After her lecture, she asked if anyone had questions and I couldn't hold back. I raised my hand and asked, "What particularly about art makes it inexhaustible in contrast to anything else? I mean, I could experience this table in infinitely different ways." Her response was, "I think the difference is in the way we feel about it. We have a deeper connection to art than to common objects like a table." I smiled because of how wrong she was (And she did add, "That's the best I can do with that," acknowledging that there may be some philosophical problems with her position). We love when others are wrong and we think we're right. Well, at least I do. Here's my counterargument to her answer: family heirlooms. Regardless of the specificity of the object, it has gained value simply by being passed down from generation to generation. The fact that this object has been held by your great grandmother, your grandmother, your mother, and you, imbues it with profound meaning. You have a deep, inexhaustible connection with this object and it could be anything: a photo, a ring, a letter, a hat, a pocket knife, whatever. By being held through time, anything can create a deep relationship, the kind Dr. Hoff holds specifically for art.

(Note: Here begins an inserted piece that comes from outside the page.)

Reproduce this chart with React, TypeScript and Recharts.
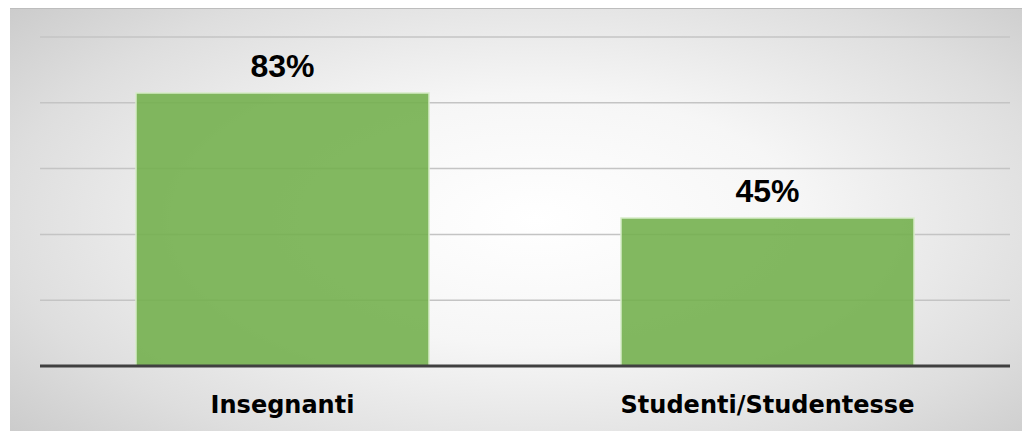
import React from 'react';
import { BarChart, Bar, XAxis, YAxis, CartesianGrid, LabelList } from 'recharts';

const categories = ['Insegnanti', 'Studenti/Studentesse'];
const values = [83, 45];
const yTicks = [0, 20, 40, 60, 80, 100];

const data = categories.map((name, i) => ({ name, value: values[i] }));

const App: React.FC = () => {
  return (
    <div style={{ position: 'absolute', left: 0, top: 0, width: 1022, height: 431, background: '#fff', overflow: 'hidden' }}>
      <div
        style={{
          position: 'absolute',
          left: 10,
          top: 8,
          width: 1012,
          height: 423,
          borderTop: '1px solid #bdbdbd',
          boxSizing: 'border-box',
          background: 'radial-gradient(ellipse 75% 85% at 52% 50%, #ffffff 0%, #f6f6f6 35%, #dedede 70%, #c4c4c4 100%)',
        }}
      >
        <BarChart width={1012} height={422} data={data} margin={{ top: 28, right: 12, bottom: 35, left: 30 }} barSize={293}>
          <CartesianGrid vertical={false} stroke="#c4c4c4" strokeWidth={1.5} />
          <YAxis hide domain={[0, 100]} ticks={yTicks} />
          <XAxis
            dataKey="name"
            axisLine={{ stroke: '#404040', strokeWidth: 3 }}
            tickLine={false}
            tick={{ fontSize: 24, fontWeight: 700, fill: '#000', fontFamily: 'DejaVu Sans, sans-serif' }}
            dy={22}
          />
          <Bar dataKey="value" fill="#74b04f" fillOpacity={0.9} stroke="#d6ebc8" strokeWidth={1.5} isAnimationActive={false}>
            <LabelList
              dataKey="value"
              position="top"
              offset={16}
              formatter={(v: any) => `${v}%`}
              style={{ fontSize: 32, fontWeight: 700, fill: '#000', fontFamily: 'Liberation Sans, Arial, sans-serif' }}
            />
          </Bar>
        </BarChart>
      </div>
    </div>
  );
};

export default App;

I try to imagine what her response would be. Perhaps that the experience of art is different from the experience of a family heirloom, that art is a compositional gesture and this makes for a different relationship, one that turns on skill and form. But then my response would be: What specifically about artistic compositions makes them inexhaustible? Does the fact that something was made to be a, presumably useless, aesthetic object make it anymore inexhaustible? In fact, I might argue the opposite. If something has a use and is beautiful, doesn't that make it more inexhaustible than something that is beautiful without use? Isn't a house more inexhaustible than a painting because it provides infinite uses and infinite aesthetic pleasures?

Well, regardless of philosophical differences, I thoroughly enjoyed Dr. Hoff's lecture. She's very careful with her words, she's very familiar with several bodies of literature on aesthetics, and she makes great distinctions. Her discussion of art raised the bar for the Bald Eagle Art League lecture series.